| Stated task |
Print out the material that follows word for word.

##### Material provided #####

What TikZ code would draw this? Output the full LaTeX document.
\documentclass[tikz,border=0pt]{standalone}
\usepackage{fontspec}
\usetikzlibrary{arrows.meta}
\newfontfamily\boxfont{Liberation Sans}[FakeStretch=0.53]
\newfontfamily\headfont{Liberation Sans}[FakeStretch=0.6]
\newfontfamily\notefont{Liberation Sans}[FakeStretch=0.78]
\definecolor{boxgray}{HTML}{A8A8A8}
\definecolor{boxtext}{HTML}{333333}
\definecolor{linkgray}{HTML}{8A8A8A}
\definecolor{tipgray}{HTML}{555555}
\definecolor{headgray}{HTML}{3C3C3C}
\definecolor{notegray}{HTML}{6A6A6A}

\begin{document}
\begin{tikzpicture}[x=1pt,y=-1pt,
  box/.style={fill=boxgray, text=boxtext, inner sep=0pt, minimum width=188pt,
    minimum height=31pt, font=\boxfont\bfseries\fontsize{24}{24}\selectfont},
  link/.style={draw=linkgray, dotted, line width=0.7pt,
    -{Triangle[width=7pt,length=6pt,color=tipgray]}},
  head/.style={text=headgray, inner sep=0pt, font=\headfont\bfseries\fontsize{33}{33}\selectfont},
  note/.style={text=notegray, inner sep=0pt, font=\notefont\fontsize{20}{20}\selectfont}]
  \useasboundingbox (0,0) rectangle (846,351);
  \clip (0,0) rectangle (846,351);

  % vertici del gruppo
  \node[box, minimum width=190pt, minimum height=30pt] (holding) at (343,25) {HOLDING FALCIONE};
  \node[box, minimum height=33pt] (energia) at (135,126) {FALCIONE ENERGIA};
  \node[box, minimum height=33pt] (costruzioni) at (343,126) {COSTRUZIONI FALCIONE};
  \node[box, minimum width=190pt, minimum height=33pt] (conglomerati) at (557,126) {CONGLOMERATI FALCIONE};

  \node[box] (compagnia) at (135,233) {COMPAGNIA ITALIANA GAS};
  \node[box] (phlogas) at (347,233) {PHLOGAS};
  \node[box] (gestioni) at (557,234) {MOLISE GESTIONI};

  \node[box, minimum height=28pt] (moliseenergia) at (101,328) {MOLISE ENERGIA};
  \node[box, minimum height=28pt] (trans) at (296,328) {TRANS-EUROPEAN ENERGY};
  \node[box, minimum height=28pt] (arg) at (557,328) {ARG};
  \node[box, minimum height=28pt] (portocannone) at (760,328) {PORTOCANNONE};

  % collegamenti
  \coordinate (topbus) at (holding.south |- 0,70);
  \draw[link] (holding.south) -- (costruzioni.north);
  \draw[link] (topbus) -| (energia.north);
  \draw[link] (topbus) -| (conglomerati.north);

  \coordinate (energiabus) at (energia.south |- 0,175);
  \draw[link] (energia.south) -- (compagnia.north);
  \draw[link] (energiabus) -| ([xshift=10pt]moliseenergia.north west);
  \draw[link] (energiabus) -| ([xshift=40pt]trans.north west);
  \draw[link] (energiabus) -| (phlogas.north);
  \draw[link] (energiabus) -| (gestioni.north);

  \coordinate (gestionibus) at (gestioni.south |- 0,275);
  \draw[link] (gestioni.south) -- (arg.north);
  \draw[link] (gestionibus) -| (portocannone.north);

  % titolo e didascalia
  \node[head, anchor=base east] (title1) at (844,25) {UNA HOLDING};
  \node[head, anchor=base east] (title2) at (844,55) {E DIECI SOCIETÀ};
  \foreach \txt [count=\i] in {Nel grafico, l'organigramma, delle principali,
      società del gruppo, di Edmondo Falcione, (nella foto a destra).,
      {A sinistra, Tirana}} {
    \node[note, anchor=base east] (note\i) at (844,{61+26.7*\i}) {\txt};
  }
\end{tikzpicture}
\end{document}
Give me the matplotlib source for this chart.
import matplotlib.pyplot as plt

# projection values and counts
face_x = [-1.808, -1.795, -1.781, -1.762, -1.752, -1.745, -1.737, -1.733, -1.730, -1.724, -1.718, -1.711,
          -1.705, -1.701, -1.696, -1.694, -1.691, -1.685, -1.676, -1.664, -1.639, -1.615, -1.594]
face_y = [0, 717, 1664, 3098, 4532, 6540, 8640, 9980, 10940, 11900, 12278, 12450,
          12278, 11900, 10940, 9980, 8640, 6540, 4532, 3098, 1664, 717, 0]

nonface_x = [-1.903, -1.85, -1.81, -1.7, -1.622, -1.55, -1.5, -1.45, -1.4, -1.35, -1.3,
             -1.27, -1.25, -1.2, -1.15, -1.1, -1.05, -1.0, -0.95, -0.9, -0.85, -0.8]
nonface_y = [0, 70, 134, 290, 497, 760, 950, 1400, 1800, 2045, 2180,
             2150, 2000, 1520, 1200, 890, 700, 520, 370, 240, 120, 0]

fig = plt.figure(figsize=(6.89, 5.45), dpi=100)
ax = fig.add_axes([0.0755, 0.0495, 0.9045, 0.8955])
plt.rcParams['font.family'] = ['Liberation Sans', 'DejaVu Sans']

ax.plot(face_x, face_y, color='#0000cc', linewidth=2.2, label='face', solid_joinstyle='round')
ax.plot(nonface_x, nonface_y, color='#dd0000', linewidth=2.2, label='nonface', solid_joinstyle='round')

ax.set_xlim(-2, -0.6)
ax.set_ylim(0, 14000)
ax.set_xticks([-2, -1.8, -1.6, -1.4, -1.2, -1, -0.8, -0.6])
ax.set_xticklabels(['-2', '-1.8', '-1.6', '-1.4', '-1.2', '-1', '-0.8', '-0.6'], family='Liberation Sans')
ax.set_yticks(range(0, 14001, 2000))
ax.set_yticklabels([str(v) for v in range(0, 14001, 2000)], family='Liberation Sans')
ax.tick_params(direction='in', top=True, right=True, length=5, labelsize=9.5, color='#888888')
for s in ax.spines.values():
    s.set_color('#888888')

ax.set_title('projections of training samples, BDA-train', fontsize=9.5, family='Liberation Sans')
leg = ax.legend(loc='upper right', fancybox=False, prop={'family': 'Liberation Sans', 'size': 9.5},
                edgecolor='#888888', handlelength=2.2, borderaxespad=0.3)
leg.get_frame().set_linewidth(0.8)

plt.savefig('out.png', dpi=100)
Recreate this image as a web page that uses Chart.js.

#####

| Correct response |
What TikZ code would draw this? Output the full LaTeX document.
\documentclass[tikz,border=0pt]{standalone}
\usepackage{fontspec}
\usetikzlibrary{arrows.meta}
\newfontfamily\boxfont{Liberation Sans}[FakeStretch=0.53]
\newfontfamily\headfont{Liberation Sans}[FakeStretch=0.6]
\newfontfamily\notefont{Liberation Sans}[FakeStretch=0.78]
\definecolor{boxgray}{HTML}{A8A8A8}
\definecolor{boxtext}{HTML}{333333}
\definecolor{linkgray}{HTML}{8A8A8A}
\definecolor{tipgray}{HTML}{555555}
\definecolor{headgray}{HTML}{3C3C3C}
\definecolor{notegray}{HTML}{6A6A6A}

\begin{document}
\begin{tikzpicture}[x=1pt,y=-1pt,
  box/.style={fill=boxgray, text=boxtext, inner sep=0pt, minimum width=188pt,
    minimum height=31pt, font=\boxfont\bfseries\fontsize{24}{24}\selectfont},
  link/.style={draw=linkgray, dotted, line width=0.7pt,
    -{Triangle[width=7pt,length=6pt,color=tipgray]}},
  head/.style={text=headgray, inner sep=0pt, font=\headfont\bfseries\fontsize{33}{33}\selectfont},
  note/.style={text=notegray, inner sep=0pt, font=\notefont\fontsize{20}{20}\selectfont}]
  \useasboundingbox (0,0) rectangle (846,351);
  \clip (0,0) rectangle (846,351);

  % vertici del gruppo
  \node[box, minimum width=190pt, minimum height=30pt] (holding) at (343,25) {HOLDING FALCIONE};
  \node[box, minimum height=33pt] (energia) at (135,126) {FALCIONE ENERGIA};
  \node[box, minimum height=33pt] (costruzioni) at (343,126) {COSTRUZIONI FALCIONE};
  \node[box, minimum width=190pt, minimum height=33pt] (conglomerati) at (557,126) {CONGLOMERATI FALCIONE};

  \node[box] (compagnia) at (135,233) {COMPAGNIA ITALIANA GAS};
  \node[box] (phlogas) at (347,233) {PHLOGAS};
  \node[box] (gestioni) at (557,234) {MOLISE GESTIONI};

  \node[box, minimum height=28pt] (moliseenergia) at (101,328) {MOLISE ENERGIA};
  \node[box, minimum height=28pt] (trans) at (296,328) {TRANS-EUROPEAN ENERGY};
  \node[box, minimum height=28pt] (arg) at (557,328) {ARG};
  \node[box, minimum height=28pt] (portocannone) at (760,328) {PORTOCANNONE};

  % collegamenti
  \coordinate (topbus) at (holding.south |- 0,70);
  \draw[link] (holding.south) -- (costruzioni.north);
  \draw[link] (topbus) -| (energia.north);
  \draw[link] (topbus) -| (conglomerati.north);

  \coordinate (energiabus) at (energia.south |- 0,175);
  \draw[link] (energia.south) -- (compagnia.north);
  \draw[link] (energiabus) -| ([xshift=10pt]moliseenergia.north west);
  \draw[link] (energiabus) -| ([xshift=40pt]trans.north west);
  \draw[link] (energiabus) -| (phlogas.north);
  \draw[link] (energiabus) -| (gestioni.north);

  \coordinate (gestionibus) at (gestioni.south |- 0,275);
  \draw[link] (gestioni.south) -- (arg.north);
  \draw[link] (gestionibus) -| (portocannone.north);

  % titolo e didascalia
  \node[head, anchor=base east] (title1) at (844,25) {UNA HOLDING};
  \node[head, anchor=base east] (title2) at (844,55) {E DIECI SOCIETÀ};
  \foreach \txt [count=\i] in {Nel grafico, l'organigramma, delle principali,
      società del gruppo, di Edmondo Falcione, (nella foto a destra).,
      {A sinistra, Tirana}} {
    \node[note, anchor=base east] (note\i) at (844,{61+26.7*\i}) {\txt};
  }
\end{tikzpicture}
\end{document}
Give me the matplotlib source for this chart.
import matplotlib.pyplot as plt

# projection values and counts
face_x = [-1.808, -1.795, -1.781, -1.762, -1.752, -1.745, -1.737, -1.733, -1.730, -1.724, -1.718, -1.711,
          -1.705, -1.701, -1.696, -1.694, -1.691, -1.685, -1.676, -1.664, -1.639, -1.615, -1.594]
face_y = [0, 717, 1664, 3098, 4532, 6540, 8640, 9980, 10940, 11900, 12278, 12450,
          12278, 11900, 10940, 9980, 8640, 6540, 4532, 3098, 1664, 717, 0]

nonface_x = [-1.903, -1.85, -1.81, -1.7, -1.622, -1.55, -1.5, -1.45, -1.4, -1.35, -1.3,
             -1.27, -1.25, -1.2, -1.15, -1.1, -1.05, -1.0, -0.95, -0.9, -0.85, -0.8]
nonface_y = [0, 70, 134, 290, 497, 760, 950, 1400, 1800, 2045, 2180,
             2150, 2000, 1520, 1200, 890, 700, 520, 370, 240, 120, 0]

fig = plt.figure(figsize=(6.89, 5.45), dpi=100)
ax = fig.add_axes([0.0755, 0.0495, 0.9045, 0.8955])
plt.rcParams['font.family'] = ['Liberation Sans', 'DejaVu Sans']

ax.plot(face_x, face_y, color='#0000cc', linewidth=2.2, label='face', solid_joinstyle='round')
ax.plot(nonface_x, nonface_y, color='#dd0000', linewidth=2.2, label='nonface', solid_joinstyle='round')

ax.set_xlim(-2, -0.6)
ax.set_ylim(0, 14000)
ax.set_xticks([-2, -1.8, -1.6, -1.4, -1.2, -1, -0.8, -0.6])
ax.set_xticklabels(['-2', '-1.8', '-1.6', '-1.4', '-1.2', '-1', '-0.8', '-0.6'], family='Liberation Sans')
ax.set_yticks(range(0, 14001, 2000))
ax.set_yticklabels([str(v) for v in range(0, 14001, 2000)], family='Liberation Sans')
ax.tick_params(direction='in', top=True, right=True, length=5, labelsize=9.5, color='#888888')
for s in ax.spines.values():
    s.set_color('#888888')

ax.set_title('projections of training samples, BDA-train', fontsize=9.5, family='Liberation Sans')
leg = ax.legend(loc='upper right', fancybox=False, prop={'family': 'Liberation Sans', 'size': 9.5},
                edgecolor='#888888', handlelength=2.2, borderaxespad=0.3)
leg.get_frame().set_linewidth(0.8)

plt.savefig('out.png', dpi=100)
Recreate this image as a web page that uses Chart.js.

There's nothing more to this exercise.